* Task statement: Leaving out every picture, quote the data below exactly as it appears.

** Start **

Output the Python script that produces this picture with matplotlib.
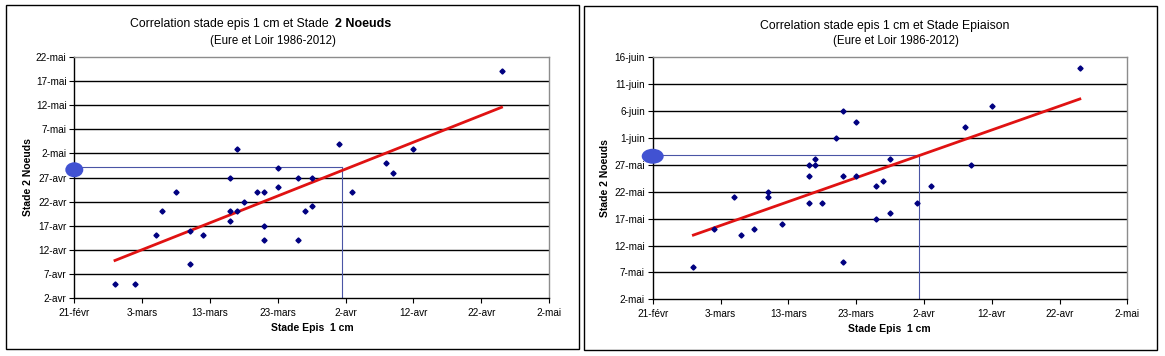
import numpy as np
import matplotlib
matplotlib.use("Agg")
import matplotlib.pyplot as plt
from matplotlib.patches import Rectangle, Ellipse

plt.rcParams["font.family"] = ["Liberation Sans", "DejaVu Sans"]

W, H = 1165, 356

# x : jours depuis le 21-févr (stade épis 1 cm), identique pour les deux graphes
epis_1cm = [6, 9, 12, 13, 15, 17, 17, 19, 23, 23, 23, 24, 24, 25, 27, 28,
            28, 28, 30, 30, 33, 33, 34, 35, 35, 39, 41, 46, 47, 50, 63]
# y gauche : jours depuis le 2-avr (stade 2 noeuds)
deux_noeuds = [3, 3, 13, 18, 22, 14, 7, 13, 25, 18, 16, 18, 31, 20, 22, 22,
               15, 12, 27, 23, 25, 12, 18, 25, 19, 32, 22, 28, 26, 31, 47]
# y droite : jours depuis le 2-mai (stade épiaison)
epiaison = [6, 13, 19, 12, 13, 20, 19, 14, 25, 23, 18, 26, 25, 18, 30, 23,
            7, 35, 23, 33, 21, 15, 22, 26, 16, 18, 21, 32, 25, 36, 43]

x_ticklabels = ["21-févr", "3-mars", "13-mars", "23-mars", "2-avr",
                "12-avr", "22-avr", "2-mai"]
y_left_ticklabels = ["2-avr", "7-avr", "12-avr", "17-avr", "22-avr", "27-avr",
                     "2-mai", "7-mai", "12-mai", "17-mai", "22-mai"]
y_right_ticklabels = ["2-mai", "7-mai", "12-mai", "17-mai", "22-mai",
                      "27-mai", "1-juin", "6-juin", "11-juin", "16-juin"]

# repères bleus (date épis lue -> date prédite)
ref_left = (39.5, 27.1)
ref_right = (39.3, 26.8)
circle_left_y, circle_right_y = 26.6, 26.6


def px_box(x0, y0, x1, y1):
    return [x0 / W, 1 - y1 / H, (x1 - x0) / W, (y1 - y0) / H]


fig = plt.figure(figsize=(W / 100, H / 100), dpi=100)

# cadres des deux graphiques
for (x0, y0, x1, y1) in [(6, 5, 579, 349), (584, 6, 1157, 350)]:
    fig.patches.append(Rectangle((x0 / W, 1 - y1 / H), (x1 - x0) / W, (y1 - y0) / H,
                                 transform=fig.transFigure, fill=False,
                                 edgecolor="black", lw=1.0))


def draw(ax, y, ylabels, ref, circ_y, circ_w_px):
    ny = (len(ylabels) - 1) * 5
    ax.set_xlim(0, 70)
    ax.set_ylim(0, ny)
    ax.set_xticks(np.arange(0, 71, 10))
    ax.set_xticklabels(x_ticklabels)
    ax.set_yticks(np.arange(0, ny + 1, 5))
    ax.set_yticklabels(ylabels)
    ax.tick_params(direction="out", length=3.6, width=0.8, labelsize=7.2, colors="black")
    ax.tick_params(axis="x", pad=3.5)
    ax.tick_params(axis="y", pad=2)
    for yy in np.arange(5, ny, 5):
        ax.axhline(yy, color="black", lw=1.0, zorder=1)
    for s in ["left", "bottom"]:
        ax.spines[s].set_color("black")
        ax.spines[s].set_linewidth(1.0)
    for s in ["top", "right"]:
        ax.spines[s].set_color("#8c8c8c")
        ax.spines[s].set_linewidth(1.0)

    # repères bleus
    ax.plot([0, ref[0]], [ref[1], ref[1]], color="#4a55a5", lw=0.8, zorder=2)
    ax.plot([ref[0], ref[0]], [0, ref[1]], color="#4a55a5", lw=0.8, zorder=2)

    # droite de tendance
    a, b = np.polyfit(epis_1cm, y, 1)
    xs = np.array([min(epis_1cm), max(epis_1cm)])
    ax.plot(xs, a * xs + b, color="#e01212", lw=2.0, zorder=3)

    ax.plot(epis_1cm, y, linestyle="none", marker="D", ms=2.6,
            color="#000080", zorder=4)

    bbox = ax.get_window_extent()
    h_days = 15 / (bbox.height / ny)
    ax.add_patch(Ellipse((0, circ_y), circ_w_px / bbox.width, h_days,
                         transform=ax.get_yaxis_transform(), facecolor="#4152d2",
                         edgecolor="none", clip_on=False, zorder=5))


axL = fig.add_axes(px_box(74.3, 56.7, 549, 298.3))
draw(axL, deux_noeuds, y_left_ticklabels, ref_left, circle_left_y, 18)
axR = fig.add_axes(px_box(652.7, 57.3, 1127.3, 299.3))
draw(axR, epiaison, y_right_ticklabels, ref_right, circle_right_y, 22)

# titres
t1 = fig.text(130 / W, 1 - 24 / H, "Correlation stade epis 1 cm et Stade  ",
              ha="left", va="center", fontsize=8.8)
axL.annotate("2 Noeuds", xy=(1, 0.5), xycoords=t1, va="center", ha="left",
             fontsize=9.0, fontweight="bold", annotation_clip=False)
fig.text(273 / W, 1 - 41 / H, "(Eure et Loir 1986-2012)", ha="center", va="center",
         fontsize=8.3)
fig.text(885 / W, 1 - 26 / H, "Correlation stade epis 1 cm et Stade Epiaison",
         ha="center", va="center", fontsize=8.8)
fig.text(896 / W, 1 - 41 / H, "(Eure et Loir 1986-2012)", ha="center", va="center",
         fontsize=8.3)

# titres d'axes
for xc, yc in [(312, 328), (889, 329)]:
    fig.text(xc / W, 1 - yc / H, "Stade Epis  1 cm", ha="center", va="center",
             fontsize=7.5, fontweight="bold")
for xc, yc in [(28, 177), (605, 178)]:
    fig.text(xc / W, 1 - yc / H, "Stade 2 Noeuds", ha="center", va="center",
             fontsize=7.5, fontweight="bold", rotation=90)

fig.savefig("out.png", dpi=100)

** End **

* Full answer:
Output the Python script that produces this picture with matplotlib.
import numpy as np
import matplotlib
matplotlib.use("Agg")
import matplotlib.pyplot as plt
from matplotlib.patches import Rectangle, Ellipse

plt.rcParams["font.family"] = ["Liberation Sans", "DejaVu Sans"]

W, H = 1165, 356

# x : jours depuis le 21-févr (stade épis 1 cm), identique pour les deux graphes
epis_1cm = [6, 9, 12, 13, 15, 17, 17, 19, 23, 23, 23, 24, 24, 25, 27, 28,
            28, 28, 30, 30, 33, 33, 34, 35, 35, 39, 41, 46, 47, 50, 63]
# y gauche : jours depuis le 2-avr (stade 2 noeuds)
deux_noeuds = [3, 3, 13, 18, 22, 14, 7, 13, 25, 18, 16, 18, 31, 20, 22, 22,
               15, 12, 27, 23, 25, 12, 18, 25, 19, 32, 22, 28, 26, 31, 47]
# y droite : jours depuis le 2-mai (stade épiaison)
epiaison = [6, 13, 19, 12, 13, 20, 19, 14, 25, 23, 18, 26, 25, 18, 30, 23,
            7, 35, 23, 33, 21, 15, 22, 26, 16, 18, 21, 32, 25, 36, 43]

x_ticklabels = ["21-févr", "3-mars", "13-mars", "23-mars", "2-avr",
                "12-avr", "22-avr", "2-mai"]
y_left_ticklabels = ["2-avr", "7-avr", "12-avr", "17-avr", "22-avr", "27-avr",
                     "2-mai", "7-mai", "12-mai", "17-mai", "22-mai"]
y_right_ticklabels = ["2-mai", "7-mai", "12-mai", "17-mai", "22-mai",
                      "27-mai", "1-juin", "6-juin", "11-juin", "16-juin"]

# repères bleus (date épis lue -> date prédite)
ref_left = (39.5, 27.1)
ref_right = (39.3, 26.8)
circle_left_y, circle_right_y = 26.6, 26.6


def px_box(x0, y0, x1, y1):
    return [x0 / W, 1 - y1 / H, (x1 - x0) / W, (y1 - y0) / H]


fig = plt.figure(figsize=(W / 100, H / 100), dpi=100)

# cadres des deux graphiques
for (x0, y0, x1, y1) in [(6, 5, 579, 349), (584, 6, 1157, 350)]:
    fig.patches.append(Rectangle((x0 / W, 1 - y1 / H), (x1 - x0) / W, (y1 - y0) / H,
                                 transform=fig.transFigure, fill=False,
                                 edgecolor="black", lw=1.0))


def draw(ax, y, ylabels, ref, circ_y, circ_w_px):
    ny = (len(ylabels) - 1) * 5
    ax.set_xlim(0, 70)
    ax.set_ylim(0, ny)
    ax.set_xticks(np.arange(0, 71, 10))
    ax.set_xticklabels(x_ticklabels)
    ax.set_yticks(np.arange(0, ny + 1, 5))
    ax.set_yticklabels(ylabels)
    ax.tick_params(direction="out", length=3.6, width=0.8, labelsize=7.2, colors="black")
    ax.tick_params(axis="x", pad=3.5)
    ax.tick_params(axis="y", pad=2)
    for yy in np.arange(5, ny, 5):
        ax.axhline(yy, color="black", lw=1.0, zorder=1)
    for s in ["left", "bottom"]:
        ax.spines[s].set_color("black")
        ax.spines[s].set_linewidth(1.0)
    for s in ["top", "right"]:
        ax.spines[s].set_color("#8c8c8c")
        ax.spines[s].set_linewidth(1.0)

    # repères bleus
    ax.plot([0, ref[0]], [ref[1], ref[1]], color="#4a55a5", lw=0.8, zorder=2)
    ax.plot([ref[0], ref[0]], [0, ref[1]], color="#4a55a5", lw=0.8, zorder=2)

    # droite de tendance
    a, b = np.polyfit(epis_1cm, y, 1)
    xs = np.array([min(epis_1cm), max(epis_1cm)])
    ax.plot(xs, a * xs + b, color="#e01212", lw=2.0, zorder=3)

    ax.plot(epis_1cm, y, linestyle="none", marker="D", ms=2.6,
            color="#000080", zorder=4)

    bbox = ax.get_window_extent()
    h_days = 15 / (bbox.height / ny)
    ax.add_patch(Ellipse((0, circ_y), circ_w_px / bbox.width, h_days,
                         transform=ax.get_yaxis_transform(), facecolor="#4152d2",
                         edgecolor="none", clip_on=False, zorder=5))


axL = fig.add_axes(px_box(74.3, 56.7, 549, 298.3))
draw(axL, deux_noeuds, y_left_ticklabels, ref_left, circle_left_y, 18)
axR = fig.add_axes(px_box(652.7, 57.3, 1127.3, 299.3))
draw(axR, epiaison, y_right_ticklabels, ref_right, circle_right_y, 22)

# titres
t1 = fig.text(130 / W, 1 - 24 / H, "Correlation stade epis 1 cm et Stade  ",
              ha="left", va="center", fontsize=8.8)
axL.annotate("2 Noeuds", xy=(1, 0.5), xycoords=t1, va="center", ha="left",
             fontsize=9.0, fontweight="bold", annotation_clip=False)
fig.text(273 / W, 1 - 41 / H, "(Eure et Loir 1986-2012)", ha="center", va="center",
         fontsize=8.3)
fig.text(885 / W, 1 - 26 / H, "Correlation stade epis 1 cm et Stade Epiaison",
         ha="center", va="center", fontsize=8.8)
fig.text(896 / W, 1 - 41 / H, "(Eure et Loir 1986-2012)", ha="center", va="center",
         fontsize=8.3)

# titres d'axes
for xc, yc in [(312, 328), (889, 329)]:
    fig.text(xc / W, 1 - yc / H, "Stade Epis  1 cm", ha="center", va="center",
             fontsize=7.5, fontweight="bold")
for xc, yc in [(28, 177), (605, 178)]:
    fig.text(xc / W, 1 - yc / H, "Stade 2 Noeuds", ha="center", va="center",
             fontsize=7.5, fontweight="bold", rotation=90)

fig.savefig("out.png", dpi=100)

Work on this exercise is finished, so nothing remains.